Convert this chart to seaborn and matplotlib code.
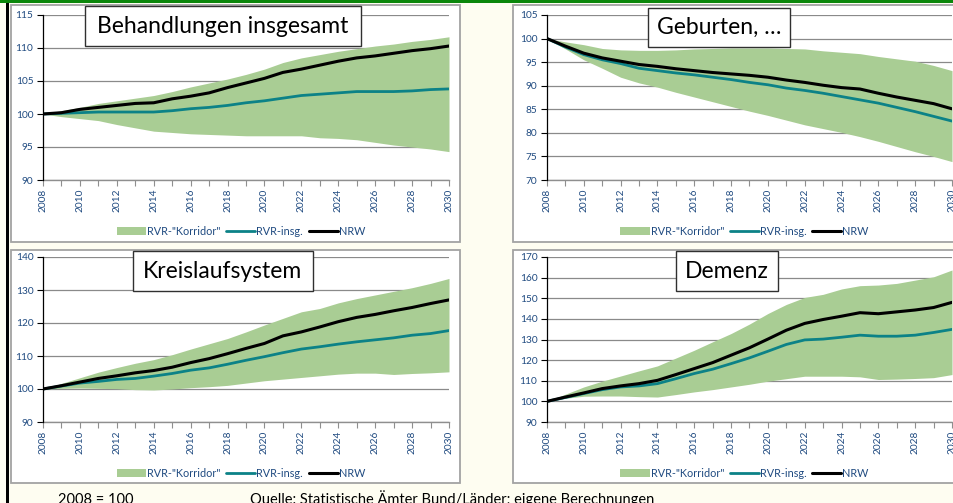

--

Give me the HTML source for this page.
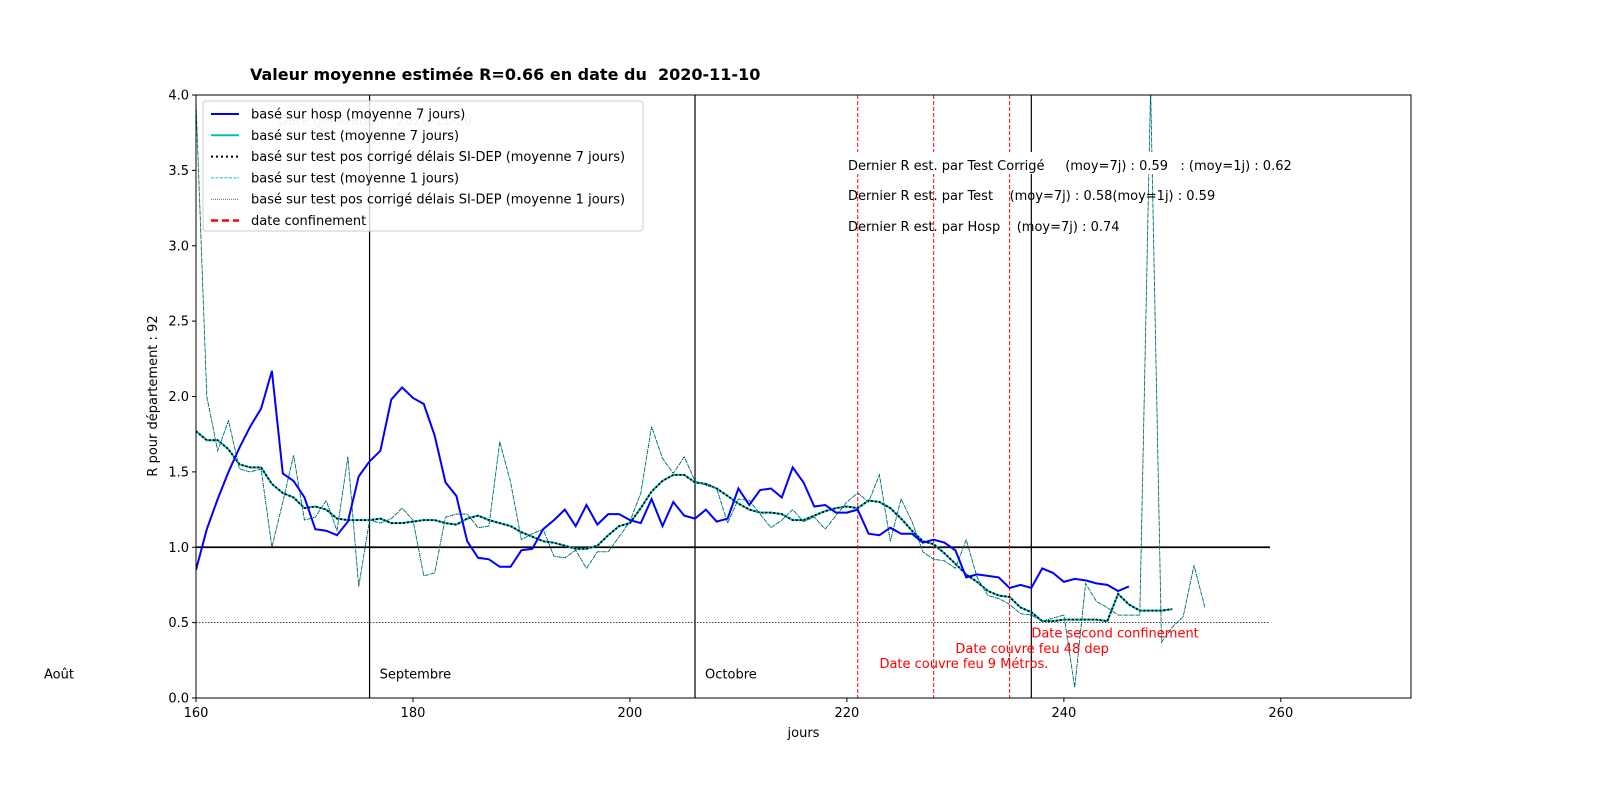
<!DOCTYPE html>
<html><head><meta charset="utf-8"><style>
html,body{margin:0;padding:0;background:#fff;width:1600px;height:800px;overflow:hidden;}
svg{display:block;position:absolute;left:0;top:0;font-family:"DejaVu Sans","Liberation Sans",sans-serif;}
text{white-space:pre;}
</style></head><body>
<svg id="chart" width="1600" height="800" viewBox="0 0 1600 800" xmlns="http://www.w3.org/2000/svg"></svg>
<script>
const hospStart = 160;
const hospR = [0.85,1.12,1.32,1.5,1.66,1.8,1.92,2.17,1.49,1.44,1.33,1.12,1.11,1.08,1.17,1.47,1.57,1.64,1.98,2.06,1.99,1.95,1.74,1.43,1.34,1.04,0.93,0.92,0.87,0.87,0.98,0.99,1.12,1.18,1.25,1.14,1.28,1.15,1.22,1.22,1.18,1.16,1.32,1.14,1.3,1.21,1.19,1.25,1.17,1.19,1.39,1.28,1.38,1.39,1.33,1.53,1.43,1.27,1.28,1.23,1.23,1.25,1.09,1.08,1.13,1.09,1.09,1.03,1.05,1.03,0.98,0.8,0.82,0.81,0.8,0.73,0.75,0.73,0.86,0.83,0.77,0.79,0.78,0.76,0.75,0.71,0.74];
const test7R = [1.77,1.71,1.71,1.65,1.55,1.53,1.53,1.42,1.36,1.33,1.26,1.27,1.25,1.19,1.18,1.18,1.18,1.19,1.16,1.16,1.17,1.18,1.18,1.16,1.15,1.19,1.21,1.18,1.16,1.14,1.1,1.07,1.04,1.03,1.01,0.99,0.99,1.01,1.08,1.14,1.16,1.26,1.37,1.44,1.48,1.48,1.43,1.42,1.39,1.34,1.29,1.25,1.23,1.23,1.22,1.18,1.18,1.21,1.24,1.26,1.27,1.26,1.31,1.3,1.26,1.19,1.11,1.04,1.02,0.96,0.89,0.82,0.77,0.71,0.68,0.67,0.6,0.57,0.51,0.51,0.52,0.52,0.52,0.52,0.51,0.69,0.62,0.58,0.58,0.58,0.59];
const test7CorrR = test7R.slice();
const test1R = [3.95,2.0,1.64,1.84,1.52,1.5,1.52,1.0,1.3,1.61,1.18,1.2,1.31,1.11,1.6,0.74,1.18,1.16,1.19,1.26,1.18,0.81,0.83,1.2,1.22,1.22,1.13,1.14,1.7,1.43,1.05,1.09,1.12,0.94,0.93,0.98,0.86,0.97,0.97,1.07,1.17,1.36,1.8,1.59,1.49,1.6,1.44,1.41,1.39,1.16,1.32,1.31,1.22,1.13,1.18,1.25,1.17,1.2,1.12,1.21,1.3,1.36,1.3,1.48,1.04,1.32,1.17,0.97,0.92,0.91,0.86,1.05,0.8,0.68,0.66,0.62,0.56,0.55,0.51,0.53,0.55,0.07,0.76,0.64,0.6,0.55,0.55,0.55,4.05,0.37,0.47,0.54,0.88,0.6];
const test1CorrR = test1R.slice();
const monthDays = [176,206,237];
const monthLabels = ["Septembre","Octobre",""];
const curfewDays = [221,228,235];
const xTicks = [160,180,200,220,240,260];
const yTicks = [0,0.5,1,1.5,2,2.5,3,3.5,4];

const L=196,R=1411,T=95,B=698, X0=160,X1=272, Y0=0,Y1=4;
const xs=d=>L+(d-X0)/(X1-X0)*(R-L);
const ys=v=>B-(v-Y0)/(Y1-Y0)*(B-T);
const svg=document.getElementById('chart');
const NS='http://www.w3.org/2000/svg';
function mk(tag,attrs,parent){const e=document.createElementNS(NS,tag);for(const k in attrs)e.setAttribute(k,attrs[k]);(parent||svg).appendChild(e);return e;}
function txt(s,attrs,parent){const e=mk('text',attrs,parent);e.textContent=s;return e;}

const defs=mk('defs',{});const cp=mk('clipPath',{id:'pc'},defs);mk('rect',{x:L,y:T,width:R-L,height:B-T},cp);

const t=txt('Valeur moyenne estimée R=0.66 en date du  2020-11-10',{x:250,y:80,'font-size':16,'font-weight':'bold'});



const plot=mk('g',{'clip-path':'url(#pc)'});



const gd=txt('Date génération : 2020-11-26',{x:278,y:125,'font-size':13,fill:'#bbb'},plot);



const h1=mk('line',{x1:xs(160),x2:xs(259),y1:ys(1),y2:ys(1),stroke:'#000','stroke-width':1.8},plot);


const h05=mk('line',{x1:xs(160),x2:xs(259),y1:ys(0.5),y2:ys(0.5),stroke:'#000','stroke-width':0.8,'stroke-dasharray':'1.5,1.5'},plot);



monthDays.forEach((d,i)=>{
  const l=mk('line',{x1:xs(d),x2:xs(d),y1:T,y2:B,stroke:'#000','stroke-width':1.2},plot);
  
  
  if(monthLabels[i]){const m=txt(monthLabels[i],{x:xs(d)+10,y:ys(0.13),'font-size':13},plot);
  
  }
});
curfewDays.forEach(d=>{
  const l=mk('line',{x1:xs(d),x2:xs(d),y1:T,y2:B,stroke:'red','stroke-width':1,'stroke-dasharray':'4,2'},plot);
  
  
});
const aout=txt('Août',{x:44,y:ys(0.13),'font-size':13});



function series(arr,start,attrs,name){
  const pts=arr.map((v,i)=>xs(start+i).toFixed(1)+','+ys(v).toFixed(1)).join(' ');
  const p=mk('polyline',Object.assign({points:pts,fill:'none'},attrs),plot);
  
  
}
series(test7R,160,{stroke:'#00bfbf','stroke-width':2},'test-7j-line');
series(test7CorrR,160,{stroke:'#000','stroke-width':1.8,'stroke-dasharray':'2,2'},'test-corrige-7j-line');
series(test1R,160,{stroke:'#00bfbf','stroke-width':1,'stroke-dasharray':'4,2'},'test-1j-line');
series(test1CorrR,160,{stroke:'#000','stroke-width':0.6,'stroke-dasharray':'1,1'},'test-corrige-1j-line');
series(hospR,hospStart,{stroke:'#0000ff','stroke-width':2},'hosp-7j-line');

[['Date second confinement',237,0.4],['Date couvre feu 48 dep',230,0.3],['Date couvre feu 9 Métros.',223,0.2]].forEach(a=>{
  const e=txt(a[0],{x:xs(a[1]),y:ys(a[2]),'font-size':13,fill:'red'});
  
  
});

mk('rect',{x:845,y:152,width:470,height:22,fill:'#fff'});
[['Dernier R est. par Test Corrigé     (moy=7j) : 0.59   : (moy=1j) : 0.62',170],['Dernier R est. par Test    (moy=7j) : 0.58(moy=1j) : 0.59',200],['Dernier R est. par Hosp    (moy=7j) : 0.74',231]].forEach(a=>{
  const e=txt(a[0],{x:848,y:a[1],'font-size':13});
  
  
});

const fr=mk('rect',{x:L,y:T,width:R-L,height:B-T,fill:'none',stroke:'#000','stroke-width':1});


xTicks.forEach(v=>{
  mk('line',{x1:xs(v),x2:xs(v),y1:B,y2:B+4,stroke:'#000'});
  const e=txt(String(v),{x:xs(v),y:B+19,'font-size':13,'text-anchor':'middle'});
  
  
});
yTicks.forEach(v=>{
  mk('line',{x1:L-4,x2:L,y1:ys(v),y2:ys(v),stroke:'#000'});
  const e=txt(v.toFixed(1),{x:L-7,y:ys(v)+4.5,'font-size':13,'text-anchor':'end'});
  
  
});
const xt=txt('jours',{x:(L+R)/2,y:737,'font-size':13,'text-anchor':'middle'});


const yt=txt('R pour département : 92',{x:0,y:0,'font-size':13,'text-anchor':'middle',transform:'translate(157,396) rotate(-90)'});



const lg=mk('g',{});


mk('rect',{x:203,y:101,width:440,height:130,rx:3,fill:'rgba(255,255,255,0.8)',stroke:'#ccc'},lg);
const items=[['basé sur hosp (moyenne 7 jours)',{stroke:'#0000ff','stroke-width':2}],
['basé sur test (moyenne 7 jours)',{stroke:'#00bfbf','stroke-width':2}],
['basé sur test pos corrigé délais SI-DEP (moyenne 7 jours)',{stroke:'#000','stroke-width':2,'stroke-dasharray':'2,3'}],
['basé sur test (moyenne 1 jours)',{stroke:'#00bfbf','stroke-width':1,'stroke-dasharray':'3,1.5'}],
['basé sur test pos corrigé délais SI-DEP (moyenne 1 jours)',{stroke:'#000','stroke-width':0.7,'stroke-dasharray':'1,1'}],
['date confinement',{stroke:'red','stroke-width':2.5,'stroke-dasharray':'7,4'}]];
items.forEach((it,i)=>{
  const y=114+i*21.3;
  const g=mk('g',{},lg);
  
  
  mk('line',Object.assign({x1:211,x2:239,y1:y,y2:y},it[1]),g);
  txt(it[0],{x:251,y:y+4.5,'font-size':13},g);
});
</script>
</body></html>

- **What you have to do**: Copy all lines from the material that include "chart".

- **Response**:
Convert this chart to seaborn and matplotlib code.
<svg id="chart" width="1600" height="800" viewBox="0 0 1600 800" xmlns="http://www.w3.org/2000/svg"></svg>
const svg=document.getElementById('chart');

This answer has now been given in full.